On 11/26/2021 at 11:21 PM, Ed Minchau said:

This is the same algorithm that Bruce and I both posted above. Must be close to optimal.

Yes ... "shift right six bits" is shift left two bits and treat the result as all being shifted down one byte. "Shift right another four bits" is ten bits total, so shift right two bits and treat the result as all being shifted down one byte. And "if you still have anything left, return to step 2" is 14 bits total, which is shift left two bits and treat the result as all being shifted down TWO bytes. I don't test to do 3, since the shifting has already been done, and since the target is to have a 16.8 result from a 16 bit dividend, so it makes more sense to simply go ahead and include it.
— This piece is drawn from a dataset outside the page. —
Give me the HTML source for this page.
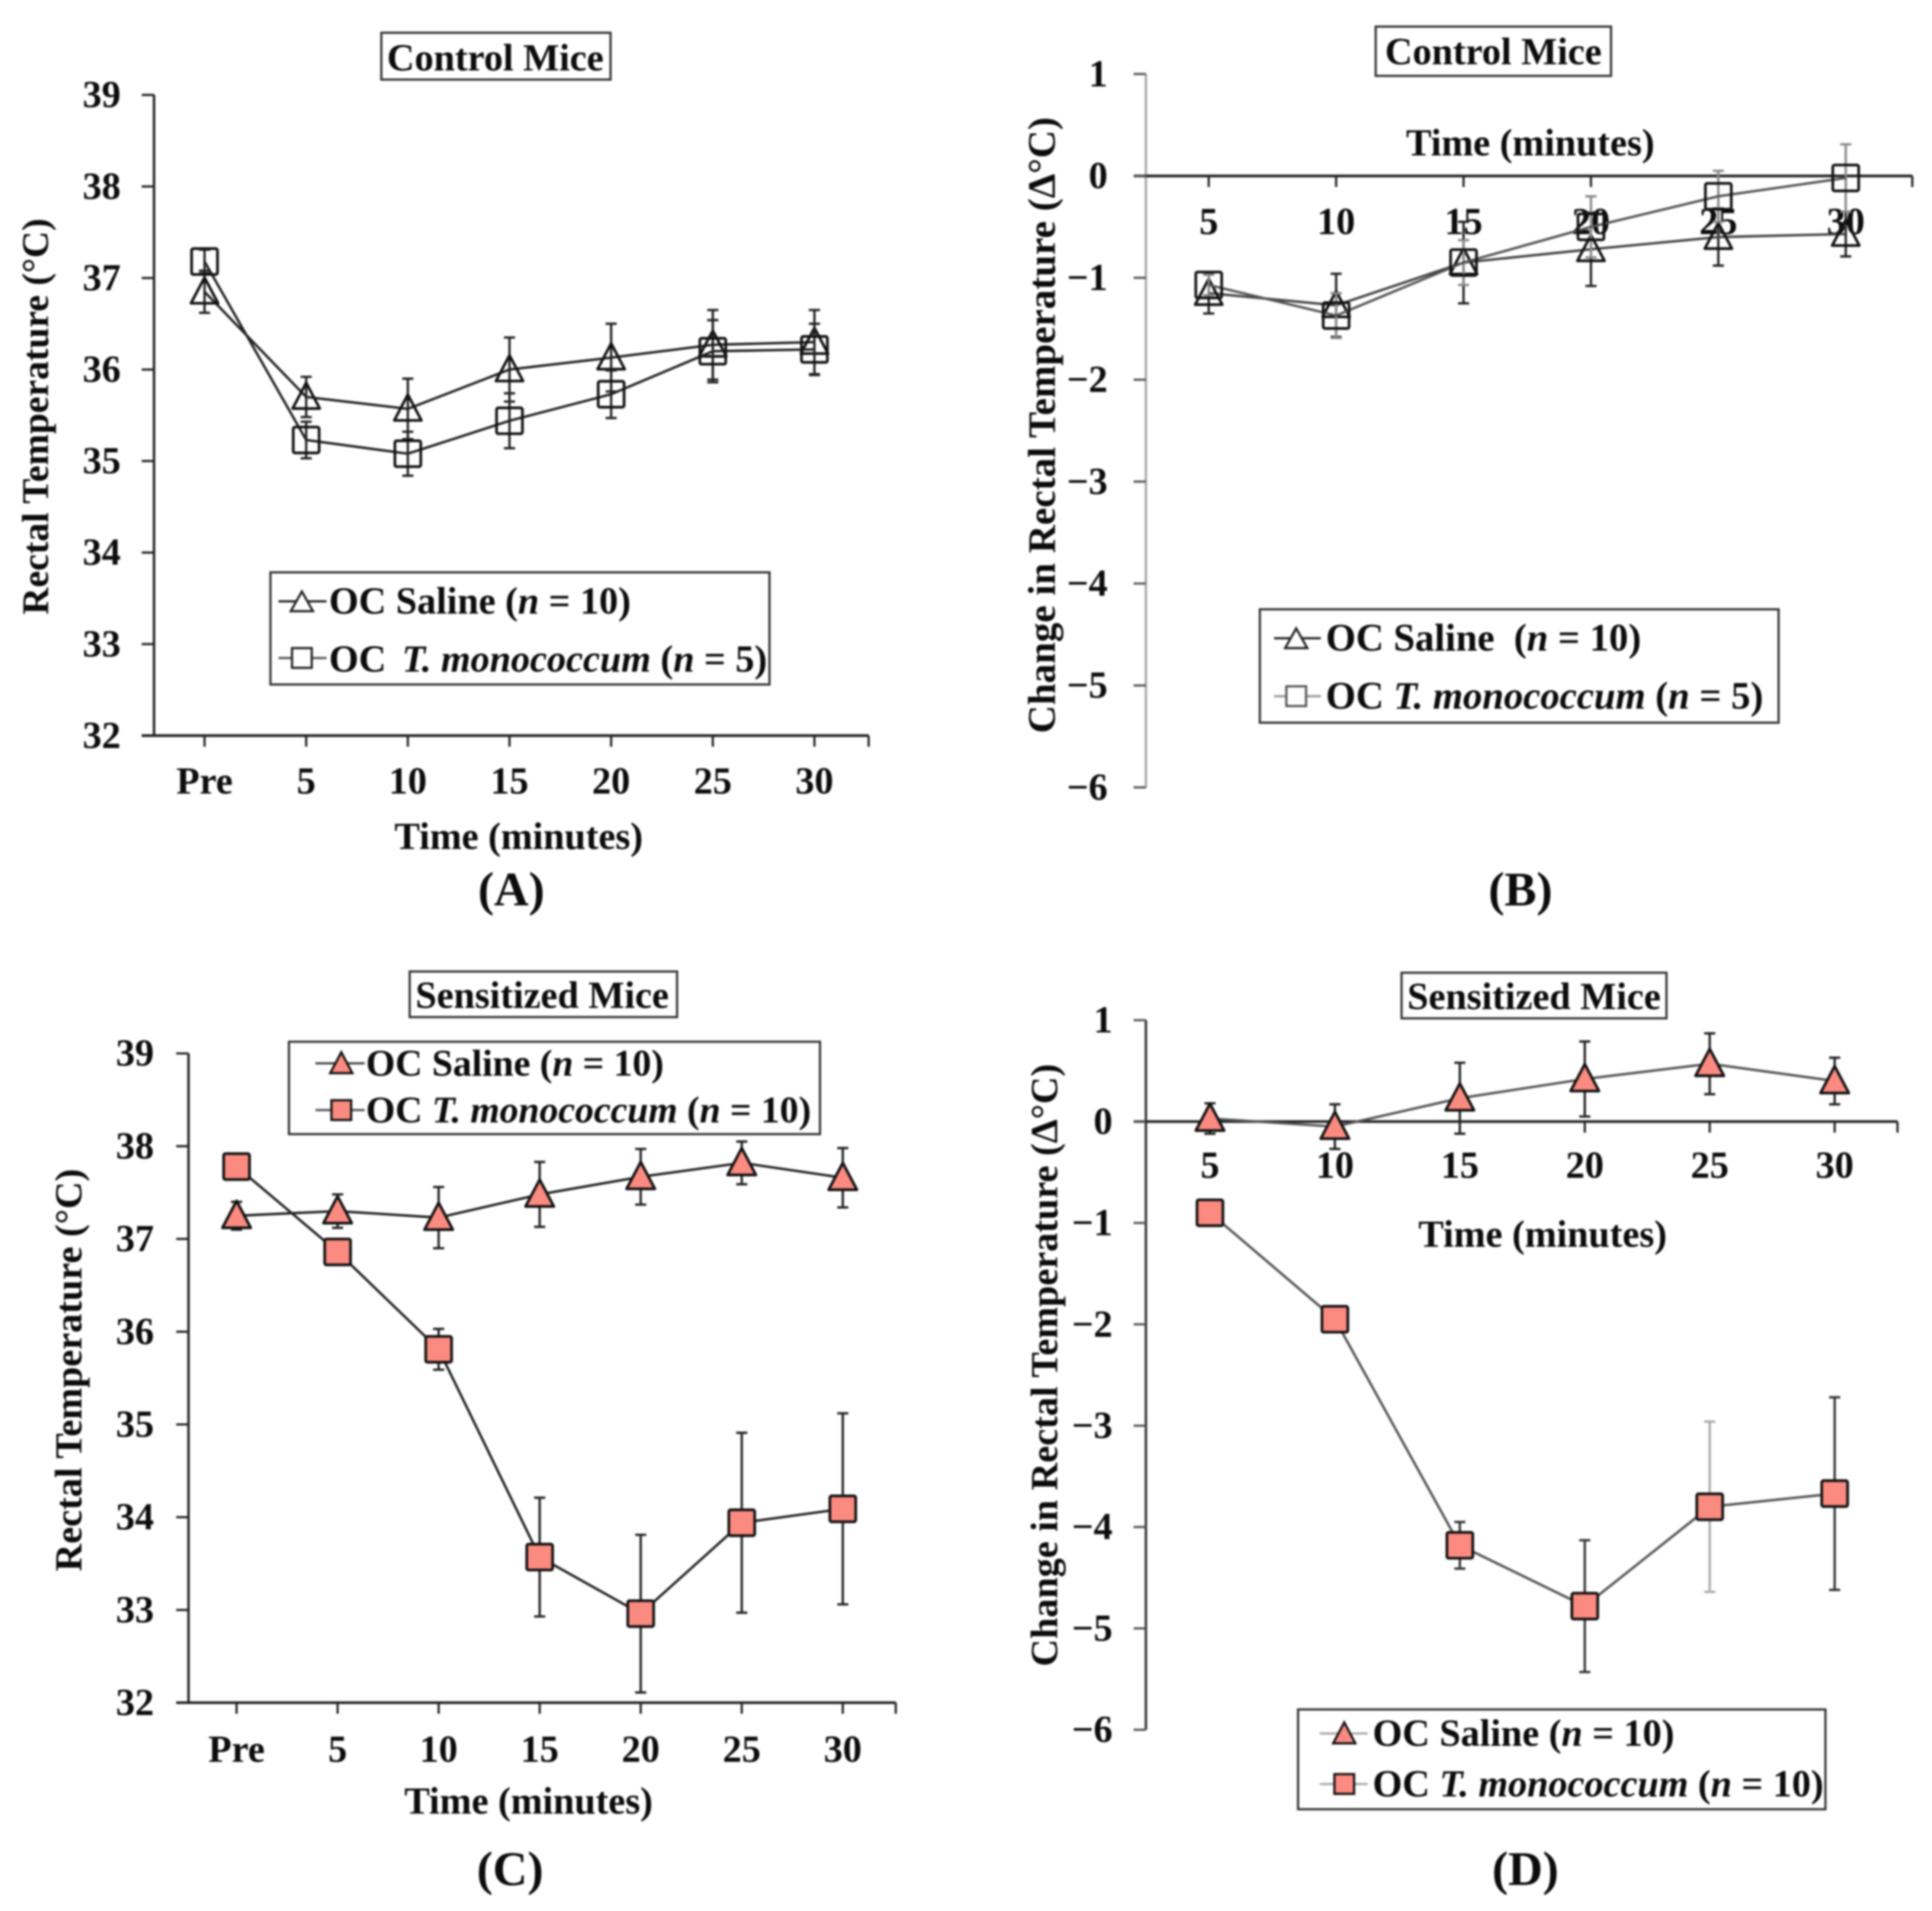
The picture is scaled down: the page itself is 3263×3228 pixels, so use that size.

1/60 - [(1/64)+(1/1024)+(1/16,384)] ~= 4.07x10^(-6), or about 0.000407% discrepancy ... off by 4 parts in a million. That discrepancy should be imperceptible.

EvilSnack · Post by **EvilSnack** » Wed Dec 01, 2021 9:20 pm

My algorithm was more general-purpose, not assuming any particular length of the dividend.

The reason it works is because the series (1/16) + (1/16)^2 + (1/16)^3 + ... approaches 1/15, and then it's only a matter of dividing by 4 to get the final result.

BruceMcF · Post by **BruceMcF** » Thu Dec 02, 2021 12:06 am

On 12/1/2021 at 4:20 PM, EvilSnack said:

My algorithm was more general-purpose, not assuming any particular length of the dividend.

The reason it works is because the series (1/16) + (1/16)^2 + (1/16)^3 + ... approaches 1/15, and then it's only a matter of dividing by 4 to get the final result.

My algorithm is arrived at heuristically, taking the first power of 2 larger than 60, finding the residual of (1/60)-(1/64), inverting that, finding the first power of two larger than the inverse of that residual, and repeating until the residual is clearly going to be imperceptible for the application at hand.

That heuristic has no dependence on the length of the dividend.

Scott Robison · Post by **Scott Robison** » Thu Dec 02, 2021 1:14 am

My algorithm was fast! I don't know if it was correct, but it was fast. And if you're going to get an inexact answer anyway, why worry about how exact it is and just go with fast. ?

Of course, I guess 230 cycles can be improved upon.

LDA #0 is much faster, and it is guaranteed to be closer to the correct answer than infinity, so just use it! {slinking away}